Why, when you are being experimental in your advertising, you should not panic at the first negative response.

Last night at the Toppled Bollard a woman asked me to dance - as was appropriate since the Bollard is now a dance club.

As we started she said, “Go easy with me, I’m a beginner.”

I said, “That’s ok, I’m a beginner too.”

She said, “No you’re not – I’ve watched you dancing, you’re amazing. And my friend told me you taught the Warner Brothers to dance.”

I said, “That was just a joke.”

She looked terribly disappointed, which made me think, “It doesn’t matter how clever-clever one’s comments are, it is always possible for someone to draw exactly the opposite conclusion from that which you imagined.

So I quickly added, “But I did work with Fred Astaire” and that seemed to sort things out.

And the moral of that is, apart from being careful when boasting about one’s dancing ability, if you are experimenting with your advertising be ready for things to go wrong. But don’t panic when they do.

Just because the first person who calls or emails after you’ve posted an experimental advert is negative, absolutely don’t panic, remove the ad or apologise.

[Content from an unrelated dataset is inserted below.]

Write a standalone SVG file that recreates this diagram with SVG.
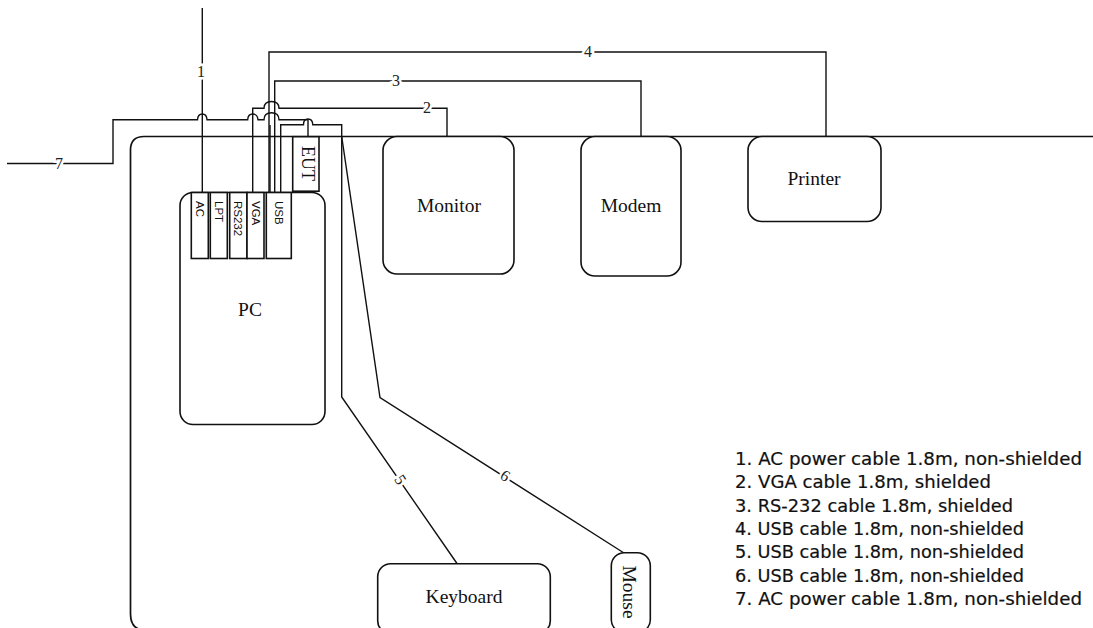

Negativisits are always the quickest to respond. But there are probably also lots of people chuckling away in the background.

I’ve been experimenting with “A woman asked me to dance” stories for months on Facebook. The first one got a great reaction, but then there was more or less silence - plus the odd complaint. So I did a bit of forthright research asking people if they read the pieces and what they thought.

In response to that a lot of people said yes they loved them, but as one person said, “But I am certainly not going to tell you how clever your writing is after each post. You’re head’s big enough as it is.”

Remember, you’re advertising. That’s how it goes.